I roughed the surfaces using 80grit paper--stuff they include in patch kits--swiped them with acetone to remove any mold release compound that might still be present, then followed with alcohol, as recommended for bonding EPDM. They warned that you had literal seconds to position your piece, and they weren't joking. Within the space of 2-3 seconds, it was firmly attached to the bonding site. I let it cure for 30 minutes, then installed it and allowed it to finish curing under pressure, monitoring it for creep. It didn't move, and checking it after riding, it was still firmly attached to the site.

Pictures look identical to the first, but it didn't shoot off after riding for 45 minutes. :)
 

Karate Monkey

Well-Known Member
Take two:

As it surprises absolutely nobody, looking up proper adhesives for what you are bonding is better than "YOLO, whatever". It turns out that EPDM rubber (which is something like 99% of what they make shims/etc on nice bike things out of) has two adhesives of choice: a really stupendously expensive specialty product, and well-prepped cyanoacrylate...aka: superglue.

I roughed the surfaces using 80grit paper--stuff they include in patch kits--swiped them with acetone to remove any mold release compound that might still be present, then followed with alcohol, as recommended for bonding EPDM. They warned that you had literal seconds to position your piece, and they weren't joking. Within the space of 2-3 seconds, it was firmly attached to the bonding site. I let it cure for 30 minutes, then installed it and allowed it to finish curing under pressure, monitoring it for creep. It didn't move, and checking it after riding, it was still firmly attached to the site.

Pictures look identical to the first, but it didn't shoot off after riding for 45 minutes. :)

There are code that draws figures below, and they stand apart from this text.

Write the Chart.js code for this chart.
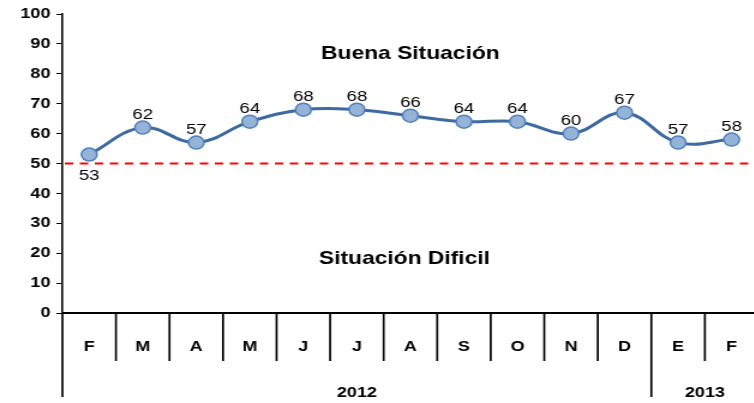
<!DOCTYPE html>
<html>
<head>
<meta charset="utf-8">
<script src="https://cdn.jsdelivr.net/npm/chart.js@4.4.1/dist/chart.umd.min.js"></script>
<style>
    html, body { margin: 0; padding: 0; background: #fff; overflow: hidden; width: 754px; height: 403px; }
    /* the original picture is stretched sideways, so the chart is too */
    #wrap { position: absolute; left: 0; top: 0; width: 640px; height: 403px; transform: scaleX(1.2); transform-origin: 0 0; }
</style>
</head>
<body>
<div id="wrap"><canvas id="chart"></canvas></div>
<script>
/* DATA */

const months = ['F', 'M', 'A', 'M', 'J', 'J', 'A', 'S', 'O', 'N', 'D', 'E', 'F']
const values = [53, 62, 57, 64, 68, 68, 66, 64, 64, 60, 67, 57, 58]
const yearLabels = ['2012', '2013']
const yearStarts = [0, 11]
const yMin = 0
const yMax = 100
const yStep = 10
const threshold = 50
const zoneLabels = ['Buena Situación', 'Situación Dificil']
const zoneValues = [86.6, 18.2]

/* DRAWING */

const FONT = '"Liberation Sans", Arial, sans-serif'
Chart.defaults.font.family = FONT
Chart.defaults.color = '#000'

const extras = {
    id: 'extras',
    beforeDatasetsDraw(chart) {
        const { ctx, chartArea, scales } = chart
        const y = scales.y.getPixelForValue(threshold)
        ctx.save()
        ctx.strokeStyle = '#ff0000'
        ctx.lineWidth = 2
        ctx.setLineDash([7, 5.5])
        ctx.beginPath()
        ctx.moveTo(chartArea.left + 2, y)
        ctx.lineTo(chartArea.right, y)
        ctx.stroke()
        ctx.restore()
    },
    afterDraw(chart) {
        const { ctx, chartArea, scales } = chart
        const x = scales.x
        const bottom = chartArea.bottom
        const half = (x.getPixelForValue(1) - x.getPixelForValue(0)) / 2

        ctx.save()
        ctx.strokeStyle = '#000'
        ctx.lineWidth = 1.7

        // separators under the axis
        for (let i = 0; i <= months.length; i++) {
            const px = i === 0 ? chartArea.left : x.getPixelForValue(i) - half
            const long = yearStarts.includes(i) || i === months.length
            ctx.beginPath()
            ctx.moveTo(px, bottom)
            ctx.lineTo(px, long ? 397 : bottom + 48)
            ctx.stroke()
        }

        // year labels
        ctx.fillStyle = '#000'
        ctx.font = 'bold 15px ' + FONT
        ctx.textAlign = 'center'
        ctx.textBaseline = 'middle'
        yearLabels.forEach((label, k) => {
            const from = yearStarts[k]
            const to = k + 1 < yearStarts.length ? yearStarts[k + 1] - 1 : months.length - 1
            const cx = (x.getPixelForValue(from) + x.getPixelForValue(to)) / 2
            ctx.fillText(label, cx, 393)
        })

        // value labels
        ctx.font = '15.5px ' + FONT
        ctx.textBaseline = 'alphabetic'
        const pts = chart.getDatasetMeta(0).data
        pts.forEach((p, i) => {
            if (i === 0) {
                ctx.textBaseline = 'top'
                ctx.fillText(values[i], p.x, p.y + 13)
                ctx.textBaseline = 'alphabetic'
            } else {
                ctx.fillText(values[i], p.x, p.y - 9)
            }
        })

        // zone labels
        ctx.font = 'bold 19px ' + FONT
        ctx.textBaseline = 'middle'
        const cx = (chartArea.left + chartArea.right) / 2
        ctx.fillText(zoneLabels[0], cx, scales.y.getPixelForValue(zoneValues[0]))
        ctx.fillText(zoneLabels[1], cx - 5, scales.y.getPixelForValue(zoneValues[1]))
        ctx.restore()
    }
}

new Chart(document.getElementById('chart'), {
    type: 'line',
    data: {
        labels: months,
        datasets: [{
            data: values,
            borderColor: '#3d6a9f',
            borderWidth: 3,
            tension: 0.4,
            fill: false,
            pointRadius: 6.5,
            pointBackgroundColor: '#95b3d7',
            pointBorderColor: '#4f81bd',
            pointBorderWidth: 1.5
        }]
    },
    options: {
        responsive: true,
        maintainAspectRatio: false,
        animation: false,
        layout: { padding: { top: 14, right: 3, left: 0, bottom: 0 } },
        plugins: {
            legend: { display: false },
            tooltip: { enabled: false }
        },
        scales: {
            x: {
                offset: true,
                grid: { display: false },
                border: { display: true, color: '#000', width: 2 },
                ticks: {
                    font: { size: 15, weight: 'bold' },
                    color: '#000',
                    padding: 17,
                    autoSkip: false,
                    maxRotation: 0
                },
                afterFit: (s) => { s.height = 90 }
            },
            y: {
                min: yMin,
                max: yMax,
                grid: {
                    drawOnChartArea: false,
                    drawTicks: true,
                    tickLength: 5,
                    color: '#000',
                    lineWidth: 1
                },
                border: { display: true, color: '#000', width: 1.6 },
                ticks: {
                    stepSize: yStep,
                    font: { size: 15, weight: 'bold' },
                    color: '#000',
                    padding: 5
                },
                afterFit: (s) => {
                    s.width = 52
                    s.paddingTop = 0
                    s.paddingBottom = 0
                }
            }
        }
    },
    plugins: [extras]
})
</script>
</body>
</html>
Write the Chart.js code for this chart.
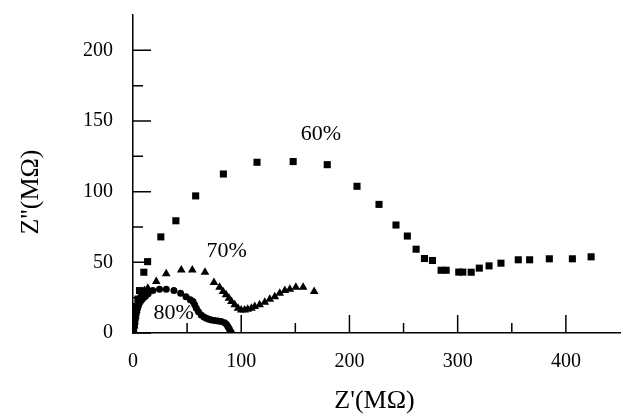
<!DOCTYPE html>
<html>
<head>
<meta charset="utf-8">
<script src="https://cdn.jsdelivr.net/npm/chart.js@4/dist/chart.umd.min.js"></script>
<style>
  html, body { margin: 0; padding: 0; background: #fff; }
  #wrap { width: 626px; height: 415px; }
</style>
</head>
<body>
<div id="wrap"><canvas id="nyquist"></canvas></div>
<script>
// 80% RH (circles)
const zRe80 = [0, 0.3, 0.6, 0.9, 1.2, 1.5, 1.8, 2.1, 2.5, 2.9, 3.3, 3.8, 4.3, 5, 5.8, 6.8, 8, 9.5, 11.5, 14, 18.3, 24.5, 30.7, 37.8, 44, 49, 53, 55.4, 57, 58.5, 60.5, 63, 65.5, 67.8, 70, 72.4, 75.5, 78.5, 81.5, 84.7, 86.5, 87.8, 89, 90, 91];
const zIm80 = [0, 1.5, 3, 4.5, 6, 7.5, 9, 10.5, 12, 13.5, 15, 16.5, 18, 19.5, 21, 22.3, 23.5, 24.8, 26, 27.8, 30, 31, 31, 30, 28.1, 25.7, 23.5, 22.2, 20, 17.5, 15, 12.8, 11.3, 10.4, 9.7, 9.2, 8.8, 8.5, 8.1, 7.3, 6, 4.5, 2.8, 1.2, 0];

// 70% RH (triangles)
const zRe70 = [0.5, 1, 1.5, 2.2, 3, 4, 5.5, 8, 10.5, 13.7, 21.5, 30.7, 44.6, 54.8, 66.5, 74.8, 80, 83.2, 86, 88.7, 91, 94, 97, 100, 103.2, 106, 109.4, 112.5, 117, 121.8, 126.4, 131, 135.6, 140.3, 144.9, 150.5, 157.2, 167.4];
const zIm70 = [2, 5, 8, 12, 16, 20, 24, 28, 30, 31.7, 36.4, 42, 44.5, 44.5, 43, 35.7, 32.4, 29.3, 27, 24.6, 22.2, 19.9, 17.5, 16.3, 16.3, 16.8, 17.5, 18.7, 19.9, 21.8, 23.9, 25.7, 28.1, 30, 31, 32.4, 32.4, 29.3];

// 60% RH (squares)
const zRe60 = [0.5, 1, 1.5, 2, 3, 4.5, 6, 10, 13.5, 25.7, 39.6, 57.9, 83.5, 114.6, 148, 179.5, 207, 227.3, 243, 253.5, 261.6, 269.3, 276.7, 284.7, 289.4, 301, 304.8, 312.5, 320, 329, 340, 356, 366.5, 384.7, 406, 423.3];
const zIm60 = [2, 6, 10, 14, 19, 24, 30, 43, 50.5, 68, 79.4, 97, 112.5, 120.8, 121.3, 119.1, 103.8, 91, 76.4, 68.6, 59.3, 52.7, 51.3, 44.4, 44.4, 43.1, 43.1, 43, 45.9, 47.5, 49.4, 51.8, 51.8, 52.5, 52.5, 53.9];

const seriesNames = ['80%', '70%', '60%'];
const noteRe = [37.5, 86.6, 173.6];
const noteIm = [14.2, 58, 141];

const xMajor = [0, 100, 200, 300, 400];
const xMinor = [50, 150, 250, 350];
const yMajor = [0, 50, 100, 150, 200];
const yMinor = [25, 75, 125, 175];

const serif = '"Liberation Serif", "DejaVu Serif", serif';

function pairs(xs, ys) {
  return xs.map((x, i) => ({ x: x, y: ys[i] }));
}

// ticks pointing into the plot, labels for the series, axis titles
const decorations = {
  id: 'decorations',
  afterDraw(chart) {
    const ctx = chart.ctx;
    const xs = chart.scales.x;
    const ys = chart.scales.y;
    const area = chart.chartArea;
    ctx.save();
    ctx.strokeStyle = '#000';
    ctx.lineWidth = 1.5;
    ctx.beginPath();
    xMajor.concat(xMinor).forEach(v => {
      const len = xMajor.includes(v) ? 18 : 10;
      const px = xs.getPixelForValue(v);
      ctx.moveTo(px, area.bottom);
      ctx.lineTo(px, area.bottom - len);
    });
    yMajor.concat(yMinor).forEach(v => {
      const len = yMajor.includes(v) ? 18 : 10;
      const py = ys.getPixelForValue(v);
      ctx.moveTo(area.left, py);
      ctx.lineTo(area.left + len, py);
    });
    ctx.stroke();

    ctx.fillStyle = '#000';
    ctx.font = '22px ' + serif;
    ctx.textAlign = 'center';
    ctx.textBaseline = 'middle';
    seriesNames.forEach((name, i) => {
      ctx.fillText(name, xs.getPixelForValue(noteRe[i]), ys.getPixelForValue(noteIm[i]));
    });

    ctx.font = '26px ' + serif;
    ctx.fillText("Z'(M\u03A9)", (area.left + area.right) / 2 - 2, 401);
    ctx.translate(31, 192);
    ctx.rotate(-Math.PI / 2);
    ctx.fillText("Z''(M\u03A9)", 0, 0);
    ctx.restore();
  }
};

const ctx = document.getElementById('nyquist').getContext('2d');
new Chart(ctx, {
  type: 'scatter',
  data: {
    datasets: [
      { label: seriesNames[0], data: pairs(zRe80, zIm80), pointStyle: 'circle', pointRadius: 3.5,
        backgroundColor: '#000', borderColor: '#000', borderWidth: 0 },
      { label: seriesNames[1], data: pairs(zRe70, zIm70), pointStyle: 'triangle', pointRadius: 5,
        backgroundColor: '#000', borderColor: '#000', borderWidth: 0 },
      { label: seriesNames[2], data: pairs(zRe60, zIm60), pointStyle: 'rect', pointRadius: 5,
        backgroundColor: '#000', borderColor: '#000', borderWidth: 0 }
    ]
  },
  options: {
    responsive: true,
    maintainAspectRatio: false,
    animation: false,
    layout: { padding: { left: 0, right: 6, top: 15, bottom: 0 } },
    plugins: { legend: { display: false }, tooltip: { enabled: false } },
    scales: {
      x: {
        type: 'linear',
        min: 0,
        max: 450,
        afterFit(scale) {
          scale.height = 82;
          scale.paddingLeft = 0;
          scale.paddingRight = 0;
        },
        grid: { display: true, drawOnChartArea: false, drawTicks: false },
        border: { display: true, color: '#000', width: 1.5 },
        ticks: {
          stepSize: 50,
          autoSkip: false,
          maxRotation: 0,
          padding: 17,
          color: '#000',
          font: { family: serif, size: 20 },
          callback: v => (xMajor.includes(v) ? String(v) : '')
        }
      },
      y: {
        type: 'linear',
        min: 0,
        max: 225,
        afterFit(scale) {
          scale.width = 133;
          scale.paddingTop = 0;
          scale.paddingBottom = 0;
        },
        grid: { display: true, drawOnChartArea: false, drawTicks: false },
        border: { display: true, color: '#000', width: 1.5 },
        ticks: {
          stepSize: 25,
          autoSkip: false,
          padding: 20,
          color: '#000',
          font: { family: serif, size: 20 },
          callback: v => (yMajor.includes(v) ? String(v) : '')
        }
      }
    }
  },
  plugins: [decorations]
});
</script>
</body>
</html>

Sensor: survived Hartshorne with no problems.

Now that I got that out of the way, I've been eyeballing a super slow sealant leak around the valve on the rear wheel of the main whip. It didn't really go anywhere, so I haven't been in a rush to fix it. Well, this morning, I decided to clean out the valve stem, and after putting a new core it, heard a slow leak. Rather than trusting my luck (since it didn't seem like it was improving any with splashing the sealant around), I popped a bead and took a look. The valve had rotated--probably when I was changing a core--and broken all the way through side-to-side. I pulled it off, spent 10 minutes scrubbing at the rim, applied new tape (knocked over the tire that I was trying not to replace the sealant in), then re-mounted the tire/aired up. Success.
 

iman29

Well-Known Member
Had to bring the road bike to the shop today the shifting went to crap towards the end of today's 45+ miler. It was pretty busy but lucky for me the crew knows me and they liked the box of 50 munchkins i brought from Dunkin which may have helped me jump the line..shh

i figured it was gonna be the rear cable issue fraying inside the shifter again but to my surprise the cable was fine. they ended up replacing the cable and housing anyway which seemed to fix it. I asked them to check the chain and they were like - yeah if you need an 11spd chain come back in February... yikes. so i guess what I am riding will have to do.

stocked up on Clif gels, CO2 and tubes in prep for my upcoming bday ride this week - I always take the day off just hope the Tstorms hold off.
 

Bike N Gear

Shop: Bike N Gear
Shop Keep
Had to bring the road bike to the shop today the shifting went to crap towards the end of today's 45+ miler. It was pretty busy but lucky for me the crew knows me and they liked the box of 50 munchkins i brought from Dunkin which may have helped me jump the line..shh

i figured it was gonna be the rear cable issue fraying inside the shifter again but to my surprise the cable was fine. they ended up replacing the cable and housing anyway which seemed to fix it. I asked them to check the chain and they were like - yeah if you need an 11spd chain come back in February... yikes. so i guess what I am riding will have to do.

stocked up on Clif gels, CO2 and tubes in prep for my upcoming bday ride this week - I always take the day off just hope the Tstorms hold off.
I have KMC and Sram 11 speed chains in stock.
 

pkovo

Well-Known Member
Finally got around to getting my daughters new (to her) bike setup for her.

-Shorter stem and Different bars/grips
-New pedals, BB, and shorter cranks
-drilled frame to accept an internal dropper and her seat.

Trail tested today with a big seal of approval



E9BB355C-5577-4B02-9594-9AC1197BE6D6.jpeg


Opened up the Marzocchi DJ1 on a new (to me) GT Labomba I bought. Tried to get rid of the top out clunking these are known for with a rubber washer between the topout spring and the piston. Partially successful. Dulled the clunk but didn’t eliminate it.